**DIRECTIONS**: Quote the listing below in full and exactly as written, but omit every picture.

**SUPPLIED DATA**:
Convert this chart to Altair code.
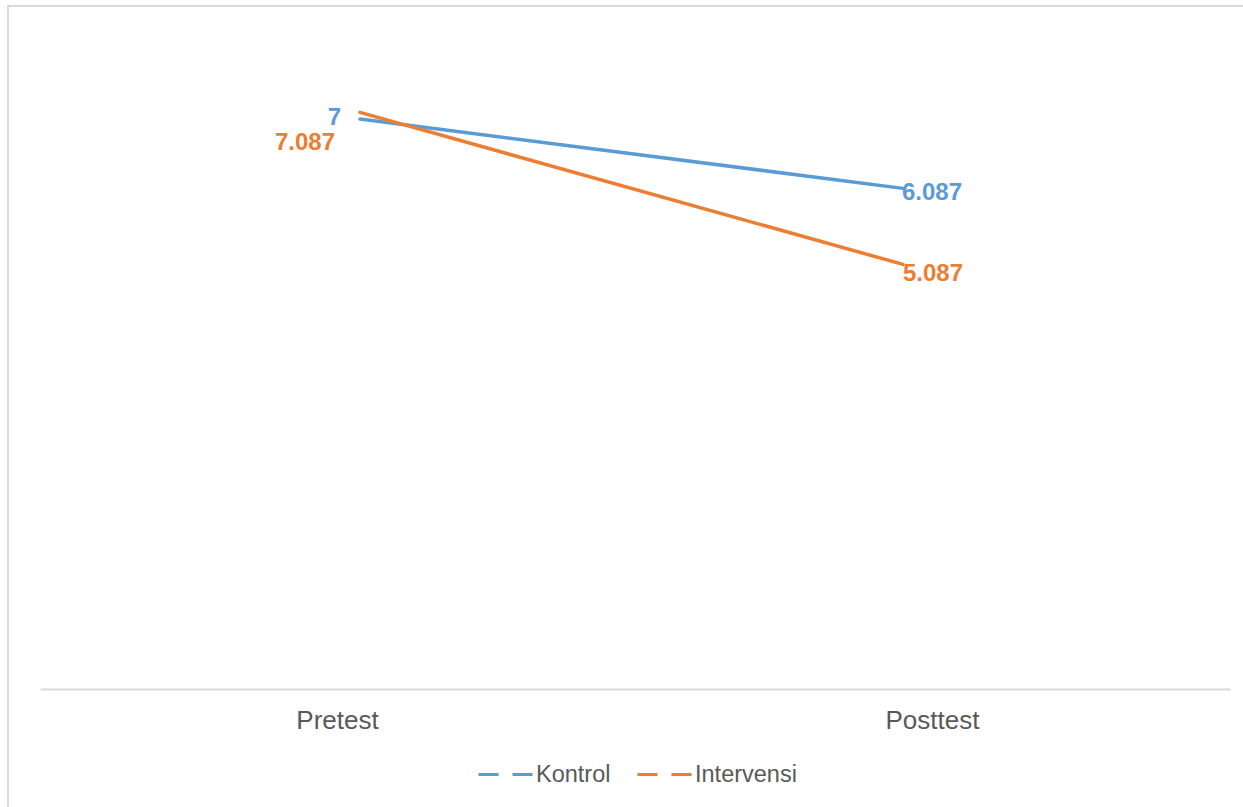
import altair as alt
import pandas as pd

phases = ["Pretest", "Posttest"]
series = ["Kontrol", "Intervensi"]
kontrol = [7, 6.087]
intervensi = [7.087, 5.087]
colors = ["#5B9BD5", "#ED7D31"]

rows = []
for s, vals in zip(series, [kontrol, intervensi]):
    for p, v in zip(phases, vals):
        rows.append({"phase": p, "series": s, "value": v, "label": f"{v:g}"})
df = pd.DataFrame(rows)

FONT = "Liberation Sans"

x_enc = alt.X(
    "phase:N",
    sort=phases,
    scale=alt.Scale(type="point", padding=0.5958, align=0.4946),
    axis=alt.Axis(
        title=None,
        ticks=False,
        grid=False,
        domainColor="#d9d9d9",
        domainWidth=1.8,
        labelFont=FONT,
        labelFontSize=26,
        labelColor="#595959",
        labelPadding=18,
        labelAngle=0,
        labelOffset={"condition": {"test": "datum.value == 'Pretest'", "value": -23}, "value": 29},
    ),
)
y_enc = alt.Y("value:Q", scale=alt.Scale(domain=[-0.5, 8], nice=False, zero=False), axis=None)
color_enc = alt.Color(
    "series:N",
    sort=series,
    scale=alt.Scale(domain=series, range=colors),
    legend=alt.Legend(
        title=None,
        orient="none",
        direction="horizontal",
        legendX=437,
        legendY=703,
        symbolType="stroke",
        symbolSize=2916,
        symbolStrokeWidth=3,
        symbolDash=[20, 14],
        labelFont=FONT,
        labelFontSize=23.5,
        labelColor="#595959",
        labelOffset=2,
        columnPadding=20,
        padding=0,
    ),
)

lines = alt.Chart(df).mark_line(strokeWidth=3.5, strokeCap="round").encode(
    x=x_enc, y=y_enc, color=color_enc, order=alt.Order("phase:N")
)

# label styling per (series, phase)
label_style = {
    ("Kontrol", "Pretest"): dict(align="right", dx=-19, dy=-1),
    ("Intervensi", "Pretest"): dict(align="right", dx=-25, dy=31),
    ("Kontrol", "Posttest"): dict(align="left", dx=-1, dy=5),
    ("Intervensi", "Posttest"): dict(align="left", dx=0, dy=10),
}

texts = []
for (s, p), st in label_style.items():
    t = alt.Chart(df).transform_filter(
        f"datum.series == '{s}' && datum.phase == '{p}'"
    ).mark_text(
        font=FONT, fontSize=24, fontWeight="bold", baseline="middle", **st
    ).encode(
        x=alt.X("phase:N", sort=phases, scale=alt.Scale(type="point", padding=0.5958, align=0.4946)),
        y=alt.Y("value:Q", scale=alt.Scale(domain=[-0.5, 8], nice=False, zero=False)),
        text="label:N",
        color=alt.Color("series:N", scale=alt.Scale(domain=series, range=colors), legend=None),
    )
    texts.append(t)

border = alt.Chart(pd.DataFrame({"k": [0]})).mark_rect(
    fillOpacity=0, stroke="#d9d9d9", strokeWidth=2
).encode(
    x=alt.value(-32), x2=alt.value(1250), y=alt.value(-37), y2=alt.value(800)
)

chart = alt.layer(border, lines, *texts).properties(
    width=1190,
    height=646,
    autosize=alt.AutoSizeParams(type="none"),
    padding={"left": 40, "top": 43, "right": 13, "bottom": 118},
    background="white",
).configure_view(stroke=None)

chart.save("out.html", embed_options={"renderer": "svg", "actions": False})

**PROBLEM SOLUTION**:
Convert this chart to Altair code.
import altair as alt
import pandas as pd

phases = ["Pretest", "Posttest"]
series = ["Kontrol", "Intervensi"]
kontrol = [7, 6.087]
intervensi = [7.087, 5.087]
colors = ["#5B9BD5", "#ED7D31"]

rows = []
for s, vals in zip(series, [kontrol, intervensi]):
    for p, v in zip(phases, vals):
        rows.append({"phase": p, "series": s, "value": v, "label": f"{v:g}"})
df = pd.DataFrame(rows)

FONT = "Liberation Sans"

x_enc = alt.X(
    "phase:N",
    sort=phases,
    scale=alt.Scale(type="point", padding=0.5958, align=0.4946),
    axis=alt.Axis(
        title=None,
        ticks=False,
        grid=False,
        domainColor="#d9d9d9",
        domainWidth=1.8,
        labelFont=FONT,
        labelFontSize=26,
        labelColor="#595959",
        labelPadding=18,
        labelAngle=0,
        labelOffset={"condition": {"test": "datum.value == 'Pretest'", "value": -23}, "value": 29},
    ),
)
y_enc = alt.Y("value:Q", scale=alt.Scale(domain=[-0.5, 8], nice=False, zero=False), axis=None)
color_enc = alt.Color(
    "series:N",
    sort=series,
    scale=alt.Scale(domain=series, range=colors),
    legend=alt.Legend(
        title=None,
        orient="none",
        direction="horizontal",
        legendX=437,
        legendY=703,
        symbolType="stroke",
        symbolSize=2916,
        symbolStrokeWidth=3,
        symbolDash=[20, 14],
        labelFont=FONT,
        labelFontSize=23.5,
        labelColor="#595959",
        labelOffset=2,
        columnPadding=20,
        padding=0,
    ),
)

lines = alt.Chart(df).mark_line(strokeWidth=3.5, strokeCap="round").encode(
    x=x_enc, y=y_enc, color=color_enc, order=alt.Order("phase:N")
)

# label styling per (series, phase)
label_style = {
    ("Kontrol", "Pretest"): dict(align="right", dx=-19, dy=-1),
    ("Intervensi", "Pretest"): dict(align="right", dx=-25, dy=31),
    ("Kontrol", "Posttest"): dict(align="left", dx=-1, dy=5),
    ("Intervensi", "Posttest"): dict(align="left", dx=0, dy=10),
}

texts = []
for (s, p), st in label_style.items():
    t = alt.Chart(df).transform_filter(
        f"datum.series == '{s}' && datum.phase == '{p}'"
    ).mark_text(
        font=FONT, fontSize=24, fontWeight="bold", baseline="middle", **st
    ).encode(
        x=alt.X("phase:N", sort=phases, scale=alt.Scale(type="point", padding=0.5958, align=0.4946)),
        y=alt.Y("value:Q", scale=alt.Scale(domain=[-0.5, 8], nice=False, zero=False)),
        text="label:N",
        color=alt.Color("series:N", scale=alt.Scale(domain=series, range=colors), legend=None),
    )
    texts.append(t)

border = alt.Chart(pd.DataFrame({"k": [0]})).mark_rect(
    fillOpacity=0, stroke="#d9d9d9", strokeWidth=2
).encode(
    x=alt.value(-32), x2=alt.value(1250), y=alt.value(-37), y2=alt.value(800)
)

chart = alt.layer(border, lines, *texts).properties(
    width=1190,
    height=646,
    autosize=alt.AutoSizeParams(type="none"),
    padding={"left": 40, "top": 43, "right": 13, "bottom": 118},
    background="white",
).configure_view(stroke=None)

chart.save("out.html", embed_options={"renderer": "svg", "actions": False})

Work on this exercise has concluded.